This post was written by Shonali Banerjee, Doctoral Candidate in International Development, University of Sussex.
As global humanitarian crises get broader, more complicated and more urgent, it’s critical to evaluate the current aid models and how they might be improved. Professor Thea Hilhorst of Erasmus University in the Netherlands discussed this topic earlier in the summer during a fascinating lecture at the Institute of Development Studies (IDS). A long-time scholar of humanitarian and reconstruction issues, Professor Hilhorst examined the many pitfalls of the classical humanitarian aid paradigms and explored the direction future humanitarian aid models can (and likely should) take. Here I’ll discuss the lecture and it’s many key takeaways, and relate Professor Hilhorst’s points to my own previous work with refugees on the Thailand/Myanmar Border.
The lecture emphasized the classical humanitarian aid paradigm and how deeply grounded it is in exceptionalism. As Professor Hilhorst explained, humanitarian aid was designed solely to ameliorate an emergency; it’s a temporary stop gap, never a permanent solution. The nature of these short-term funding cycles is due to the fact that humanitarian assistance is viewed in the legal frameworks as being both urgent and temporary. As such, funding from these organizations will almost never be provided on a long-term, multi-year basis, which inherently adds to the continuing precariousness of situations in conflict-ridden areas. This ingrained separation between crisis and normality forms the foundational framework of the traditional humanitarian aid model– the idea that crisis (be it man-made or natural) is only temporary.
Unfortunately, reality has shown that humanitarian issues stemming from a range of causes are very rarely resolved in a quick and timely fashion. The US Federal Emergency Management Agency (FEMA) halted the majority of it’s operations in Puerto Rico mere months after Hurricane Maria decimated the island in September 2017, and yet thousands of citizens still don’t have electricity nearly one year later. Similar could be said regarding the immensely complex situation in Syria, which has seen millions of refugees and displaced people pour into neighboring countries like Lebanon, Turkey, and Greece. Given the short-term and constantly refreshing nature of many humanitarian aid programs, providing long-term solutions for resettlement and resource concerns in these areas is an extraordinarily difficult task.

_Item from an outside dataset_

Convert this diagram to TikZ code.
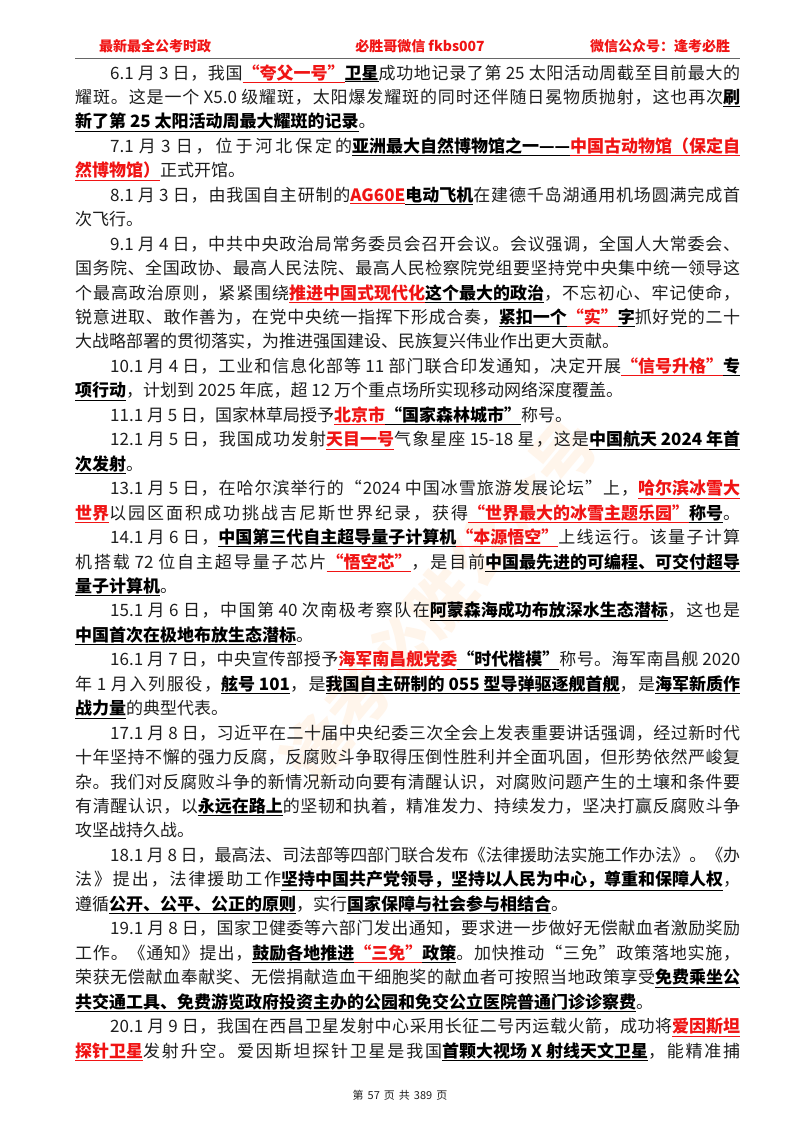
\documentclass[tikz,border=0pt]{standalone}
\usepackage{fontspec}
\setmainfont{Noto Sans CJK SC}
\XeTeXinterchartokenstate=1
\newcount\cjkc
\cjkc="4E00
\loop \XeTeXcharclass\cjkc=1 \advance\cjkc by 1 \ifnum\cjkc<"A000 \repeat
\cjkc="3000
\loop \XeTeXcharclass\cjkc=1 \advance\cjkc by 1 \ifnum\cjkc<"3040 \repeat
\cjkc="FF00
\loop \XeTeXcharclass\cjkc=1 \advance\cjkc by 1 \ifnum\cjkc<"FFF0 \repeat
\XeTeXcharclass"201C=1 \XeTeXcharclass"201D=1 \XeTeXcharclass"2014=1
\XeTeXinterchartoks 1 1 = {\hskip0pt plus 4pt minus 0.5pt}
\XeTeXinterchartoks 0 1 = {\hskip0pt plus 4pt minus 0.5pt}
\XeTeXinterchartoks 1 0 = {\hskip0pt plus 4pt minus 0.5pt}
\definecolor{hdred}{RGB}{240,20,20}
\definecolor{txt}{RGB}{30,30,30}
\newcommand\R[1]{\textcolor{hdred}{\bfseries\underline{#1}}}
\newcommand\B[1]{\textcolor{black}{\bfseries\underline{#1}}}
\newcommand\LJ[2]{\node[line] (l#1) at (75,{-79-(#1-1)*24.45}) {\hbox to 665pt{#2}};}
\newcommand\LI[2]{\node[line] (l#1) at (75,{-79-(#1-1)*24.45}) {\hbox to 665pt{\hskip35pt #2}};}
\newcommand\LN[2]{\node[line] (l#1) at (75,{-79-(#1-1)*24.45}) {\hbox{#2}};}
\begin{document}
\begin{tikzpicture}[x=1pt,y=1pt,
  line/.style={anchor=base west,inner sep=0pt,text=txt,font=\fontsize{17}{20}\selectfont},
  hdr/.style={anchor=base,inner sep=0pt,text=hdred,font=\fontsize{14}{16}\selectfont\bfseries}]
\useasboundingbox[fill=white] (0,0) rectangle (800,-1132);
\node[rotate=50,text=orange!8,font=\fontsize{64}{64}\selectfont\bfseries] (wm) at (440,-600) {逢考必胜公众号};
\node[hdr] (h1) at (155,-52) {最新最全公考时政};
\node[hdr] (h2) at (420,-52) {必胜哥微信 fkbs007};
\node[hdr] (h3) at (660,-52) {微信公众号：逢考必胜};
\draw[gray!80!black,line width=0.8pt] (75,-58) -- (740,-58);
\LI{1}{6.1 月 3 日，我国\R{“夸父一号”}\B{卫星}成功地记录了第 25 太阳活动周截至目前最大的}
\LJ{2}{耀斑。这是一个 X5.0 级耀斑，太阳爆发耀斑的同时还伴随日冕物质抛射，这也再次\B{刷}}
\LN{3}{\B{新了第 25 太阳活动周最大耀斑的记录}。}
\LI{4}{7.1 月 3 日，位于河北保定的\B{亚洲最大自然博物馆之一——}\R{中国古动物馆（保定自}}
\LN{5}{\R{然博物馆）}正式开馆。}
\LI{6}{8.1 月 3 日，由我国自主研制的\R{AG60E}\B{电动飞机}在建德千岛湖通用机场圆满完成首}
\LN{7}{次飞行。}
\LI{8}{9.1 月 4 日，中共中央政治局常务委员会召开会议。会议强调，全国人大常委会、}
\LJ{9}{国务院、全国政协、最高人民法院、最高人民检察院党组要坚持党中央集中统一领导这}
\LJ{10}{个最高政治原则，紧紧围绕\R{推进中国式现代化}\B{这个最大的政治}，不忘初心、牢记使命，}
\LJ{11}{锐意进取、敢作善为，在党中央统一指挥下形成合奏，\B{紧扣一个}\R{“实”}\B{字}抓好党的二十}
\LN{12}{大战略部署的贯彻落实，为推进强国建设、民族复兴伟业作出更大贡献。}
\LI{13}{10.1 月 4 日，工业和信息化部等 11 部门联合印发通知，决定开展\R{“信号升格”}\B{专}}
\LN{14}{\B{项行动}，计划到 2025 年底，超 12 万个重点场所实现移动网络深度覆盖。}
\LN{15}{\hskip35pt 11.1 月 5 日，国家林草局授予\R{北京市}\B{“国家森林城市”}称号。}
\LI{16}{12.1 月 5 日，我国成功发射\R{天目一号}气象星座 15-18 星，这是\B{中国航天 2024 年首}}
\LN{17}{\B{次发射}。}
\LI{18}{13.1 月 5 日，在哈尔滨举行的“2024 中国冰雪旅游发展论坛”上，\R{哈尔滨冰雪大}}
\LJ{19}{\R{世界}以园区面积成功挑战吉尼斯世界纪录，获得\R{“世界最大的冰雪主题乐园”}\B{称号}。}
\LI{20}{14.1 月 6 日，\B{中国第三代自主超导量子计算机}\R{“本源悟空”}上线运行。该量子计算}
\LJ{21}{机搭载 72 位自主超导量子芯片\R{“悟空芯”}，是目前\B{中国最先进的可编程、可交付超导}}
\LN{22}{\B{量子计算机}。}
\LI{23}{15.1 月 6 日，中国第 40 次南极考察队在\B{阿蒙森海成功布放深水生态潜标}，这也是}
\LN{24}{\B{中国首次在极地布放生态潜标}。}
\LI{25}{16.1 月 7 日，中央宣传部授予\R{海军南昌舰党委}\B{“时代楷模”}称号。海军南昌舰 2020}
\LJ{26}{年 1 月入列服役，\B{舷号 101}，是\B{我国自主研制的 055 型导弹驱逐舰首舰}，是\B{海军新质作}}
\LN{27}{\B{战力量}的典型代表。}
\LI{28}{17.1 月 8 日，习近平在二十届中央纪委三次全会上发表重要讲话强调，经过新时代}
\LJ{29}{十年坚持不懈的强力反腐，反腐败斗争取得压倒性胜利并全面巩固，但形势依然严峻复}
\LJ{30}{杂。我们对反腐败斗争的新情况新动向要有清醒认识，对腐败问题产生的土壤和条件要}
\LJ{31}{有清醒认识，以\B{永远在路上}的坚韧和执着，精准发力、持续发力，坚决打赢反腐败斗争}
\LN{32}{攻坚战持久战。}
\LI{33}{18.1 月 8 日，最高法、司法部等四部门联合发布《法律援助法实施工作办法》。《办}
\LJ{34}{法》提出，法律援助工作\B{坚持中国共产党领导，坚持以人民为中心，尊重和保障人权}，}
\LN{35}{遵循\B{公开、公平、公正的原则}，实行\B{国家保障与社会参与相结合}。}
\LI{36}{19.1 月 8 日，国家卫健委等六部门发出通知，要求进一步做好无偿献血者激励奖励}
\LJ{37}{工作。《通知》提出，\B{鼓励各地推进}\R{“三免”}\B{政策}。加快推动“三免”政策落地实施，}
\LJ{38}{荣获无偿献血奉献奖、无偿捐献造血干细胞奖的献血者可按照当地政策享受\B{免费乘坐公}}
\LN{39}{\B{共交通工具、免费游览政府投资主办的公园和免交公立医院普通门诊诊察费}。}
\LI{40}{20.1 月 9 日，我国在西昌卫星发射中心采用长征二号丙运载火箭，成功将\R{爱因斯坦}}
\LJ{41}{\R{探针卫星}发射升空。爱因斯坦探针卫星是我国\B{首颗大视场 X 射线天文卫星}，能精准捕}
\node[anchor=base,inner sep=0pt,text=txt,font=\fontsize{11}{13}\selectfont] (ft) at (400,-1099) {第\hspace{4pt}57\hspace{4pt}页\hspace{4pt}共\hspace{4pt}389\hspace{4pt}页};
\end{tikzpicture}
\end{document}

Returning to the idea of emergency vs. the status quo, Professor Hilhorst made the important point that in current times it seems that crisis is the new normal. So how should humanitarian aid be properly distributed in order to reach the most people effectively? One significant model that has been in circulation in recent years is “the local” option. In 2016, just 0.2% of humanitarian funding globally was channeled through local actors. The idea of localizing aid, and maintaining a more grounded approach to distribution could produce a higher rate of aid being effectively used. However, complications arise in this model as well. Persistent notions of victimhood come to the forefront here, with one entity playing the role of benevolent benefactor and the other a disenfranchised victim. As Hilhort mentions, both sides end up playing a game, with aid recipients often realizing that the only real way to ensure they get the aid funding is to victimize themselves, rather than work on rebuilding and local empowerment.

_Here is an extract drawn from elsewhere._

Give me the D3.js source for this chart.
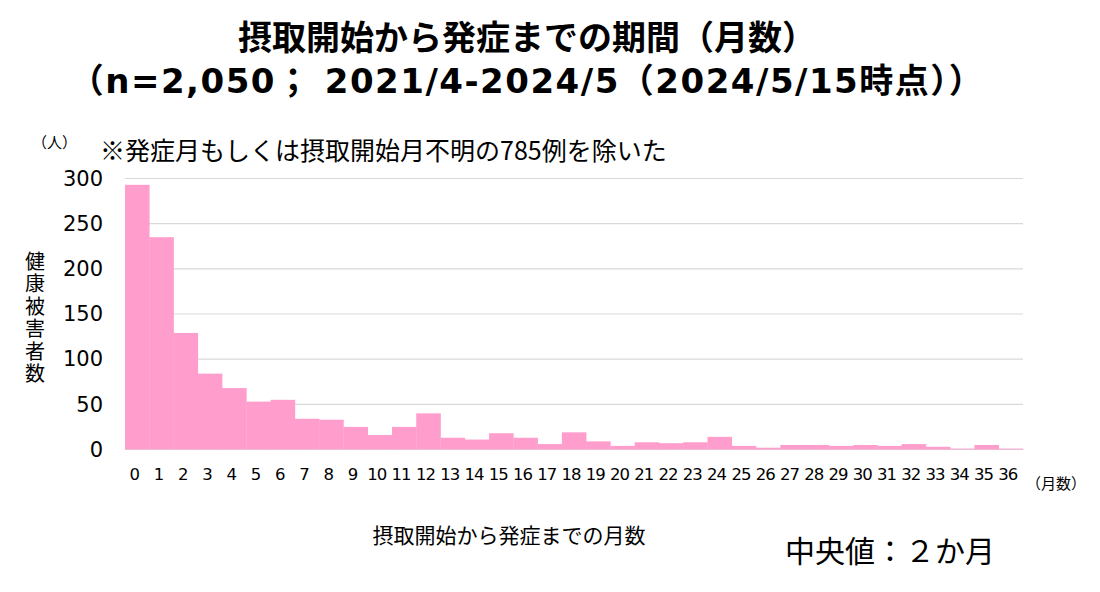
<!DOCTYPE html>
<html>
<head>
<meta charset="utf-8">
<style>
  body { margin: 0; background: #fff; }
  text { font-family: "DejaVu Sans", "Noto Sans CJK JP", sans-serif; }
</style>
</head>
<body>
<svg width="1100" height="592"></svg>
<script src="https://cdn.jsdelivr.net/npm/d3@7"></script>
<script>
    var months = d3.range(0, 37).map(String);
    var counts = [293, 235, 129, 84, 68, 53, 55, 34, 33, 25, 16, 25, 40,
        13, 11, 18, 13, 6, 19, 9, 4, 8, 7, 8, 14,
        4, 2, 5, 5, 4, 5, 4, 6, 3, 1, 5, 1];
    var yTicks = [0, 50, 100, 150, 200, 250, 300];

    var svg = d3.select("svg"),
        plotLeft = 125,
        plotRight = 1023,
        plotTop = 178.5,
        plotBottom = 449.5;

    var x = d3.scaleBand()
        .domain(months)
        .range([plotLeft, plotRight])
        .padding(0);
    var y = d3.scaleLinear()
        .domain([0, 300])
        .range([plotBottom, plotTop]);

    // grid
    svg.append("g")
        .selectAll("line")
        .data(yTicks)
        .enter().append("line")
        .attr("x1", plotLeft)
        .attr("x2", plotRight)
        .attr("y1", function(d) { return y(d); })
        .attr("y2", function(d) { return y(d); })
        .attr("stroke", "#d9d9d9")
        .attr("stroke-width", 1.2);

    // bars
    svg.append("g")
        .selectAll("rect")
        .data(counts)
        .enter().append("rect")
        .attr("x", function(d, i) { return x(months[i]); })
        .attr("width", x.bandwidth() + 0.3)
        .attr("y", function(d) { return y(d); })
        .attr("height", function(d) { return y(0) - y(d); })
        .attr("fill", "#ff9dcd");

    // y axis
    var yAxis = svg.append("g")
        .attr("transform", "translate(" + (plotLeft - 22) + ",0)")
        .call(d3.axisLeft(y).tickValues(yTicks).tickSize(0).tickPadding(0));
    yAxis.select(".domain").remove();
    yAxis.selectAll("text")
        .attr("font-size", 21)
        .attr("fill", "#000")
        .style("font-family", "'DejaVu Sans', sans-serif");

    // x axis
    var xAxis = svg.append("g")
        .attr("transform", "translate(-3," + (plotBottom + 19) + ")")
        .call(d3.axisBottom(x).tickSize(0).tickPadding(0));
    xAxis.select(".domain").remove();
    xAxis.selectAll("text")
        .attr("font-size", 16.5)
        .attr("fill", "#000")
        .attr("letter-spacing", -1)
        .style("font-family", "'DejaVu Sans', sans-serif");

    // titles
    svg.append("text")
        .attr("x", 527)
        .attr("y", 50)
        .attr("text-anchor", "middle")
        .attr("font-size", 34)
        .attr("font-weight", "bold")
        .text("摂取開始から発症までの期間（月数）");
    svg.append("text")
        .attr("x", 527)
        .attr("y", 93)
        .attr("text-anchor", "middle")
        .attr("font-size", 34)
        .attr("letter-spacing", 1.5)
        .attr("font-weight", "bold")
        .text("（n=2,050； 2021/4-2024/5（2024/5/15時点））");

    svg.append("text")
        .attr("x", 32)
        .attr("y", 148)
        .attr("font-size", 15)
        .style("font-family", "'Noto Sans CJK JP', sans-serif")
        .text("（人）");
    svg.append("text")
        .attr("x", 100)
        .attr("y", 160)
        .attr("font-size", 25)
        .style("font-family", "'Noto Sans CJK JP', sans-serif")
        .text("※発症月もしくは摂取開始月不明の785例を除いた");

    // y axis title, vertical writing
    svg.append("text")
        .attr("x", 35)
        .attr("y", 251)
        .attr("font-size", 20)
        .attr("letter-spacing", 2.5)
        .style("writing-mode", "vertical-rl")
        .style("font-family", "'Noto Sans CJK JP', sans-serif")
        .text("健康被害者数");

    svg.append("text")
        .attr("x", 1026)
        .attr("y", 489)
        .attr("font-size", 15)
        .style("font-family", "'Noto Sans CJK JP', sans-serif")
        .text("（月数）");

    svg.append("text")
        .attr("x", 509)
        .attr("y", 543)
        .attr("text-anchor", "middle")
        .attr("font-size", 21)
        .style("font-family", "'Noto Sans CJK JP', sans-serif")
        .text("摂取開始から発症までの月数");

    svg.append("text")
        .attr("x", 785)
        .attr("y", 562)
        .attr("font-size", 30)
        .style("font-family", "'Noto Sans CJK JP', sans-serif")
        .text("中央値：２か月");
</script>
</body>
</html>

This most recent point brought to mind my years of work in northern Thailand, where I spent time working with various organizations supporting refugees from Myanmar. Although many regions of Myanmar along the Thai border still experience bursts of violence, local militia upheaval, and civil unrest, the overall consensus has been that the regions have relatively stabilized in recent years with the fall of the Burmese military junta. Despite the current relative peace, refugee and internally displaced persons (IDP) communities are reluctant to return to their homelands. For many, Thailand has been their home now for generations; the refugee camps have oftentimes become fully functioning communities. Children born in refugee camps are technically Thai and therefore allowed to attended regional Thai schools, a much better educational opportunity than in Myanmar.

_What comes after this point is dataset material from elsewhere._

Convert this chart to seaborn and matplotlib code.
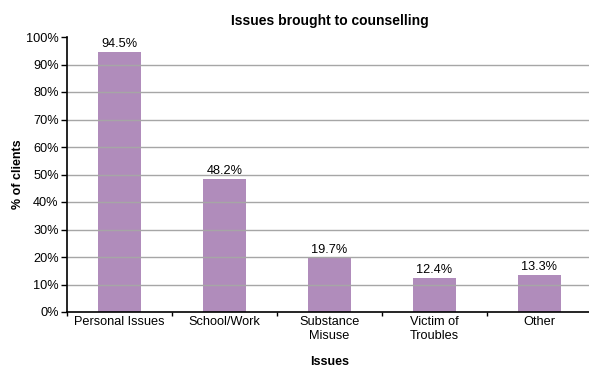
import matplotlib
matplotlib.use("Agg")
import matplotlib.pyplot as plt
import seaborn as sns
import pandas as pd
import numpy as np
from matplotlib.ticker import FixedLocator, NullFormatter

categories = ["Personal Issues", "School/Work", "Substance\nMisuse", "Victim of\nTroubles", "Other"]
values = [94.5, 48.2, 19.7, 12.4, 13.3]
y_ticks = [0, 10, 20, 30, 40, 50, 60, 70, 80, 90, 100]

sns.set_theme(style="white")
plt.rcParams["font.family"] = ["Liberation Sans", "DejaVu Sans"]
plt.rcParams["text.color"] = "black"
plt.rcParams["axes.labelcolor"] = "black"
plt.rcParams["xtick.color"] = "black"
plt.rcParams["ytick.color"] = "black"

df = pd.DataFrame({"issue": categories, "pct": values})

fig = plt.figure(figsize=(5.89, 3.67), dpi=100)
ax = fig.add_axes([67 / 589, 1 - 312 / 367, 525 / 589, 275 / 367])

sns.barplot(data=df, x="issue", y="pct", color="#b08cbb", saturation=1,
            width=0.41, linewidth=0, ax=ax, zorder=1)

ax.set_ylim(0, 100)
ax.set_xlim(-0.5, 4.5)
ax.set_yticks(y_ticks)
ax.set_yticklabels([f"{t}%" for t in y_ticks], fontsize=9.2)
ax.tick_params(axis="y", length=4, width=1, color="black", pad=2, left=True)
ax.tick_params(axis="x", length=0, pad=3, labelsize=9.2)
ax.xaxis.set_minor_locator(FixedLocator(np.arange(-0.5, 5, 1)))
ax.xaxis.set_minor_formatter(NullFormatter())
ax.tick_params(axis="x", which="minor", length=3, width=1, color="black", bottom=True)

for t in y_ticks[1:-1]:
    ax.axhline(t, color="#a6a6a6", lw=1, zorder=2)

for i, v in enumerate(values):
    ax.text(i, v + 0.8, f"{v}%", ha="center", va="bottom", fontsize=9.2, color="black", zorder=3)

for side in ["top", "right"]:
    ax.spines[side].set_visible(False)
for side in ["left", "bottom"]:
    ax.spines[side].set_color("black")
    ax.spines[side].set_linewidth(1.2)
    ax.spines[side].set_zorder(4)

ax.set_ylabel("% of clients", fontsize=9, fontweight="bold")
ax.yaxis.set_label_coords(-0.082, 0.5)
ax.set_xlabel("Issues", fontsize=9, fontweight="bold")
ax.xaxis.set_label_coords(0.5, -0.16)
ax.set_title("Issues brought to counselling", fontsize=10, fontweight="bold", pad=9)

fig.savefig("out.png", dpi=100)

This creates a difficult situation for the refugees, the humanitarian aid organizations, and the Thai government. Thailand has long had contentious relationships with ethnic minority groups from Myanmar, and often local Thai governments have no desire to expend their resources supporting migrant or refugee populations. And since resettlement efforts have halted in many areas, refugee camps have gone from becoming a short-term “crisis” option to permanent settlements. Several large refugee camps have consistently received aid from the humanitarian aid framework, but many smaller camps and settlements have been overlooked due to ethnic issues and scale constraints. Although there is little question that aid should be more localized, one concern is how to prevent local biases and regional conflicts from affecting how the aid is distributed.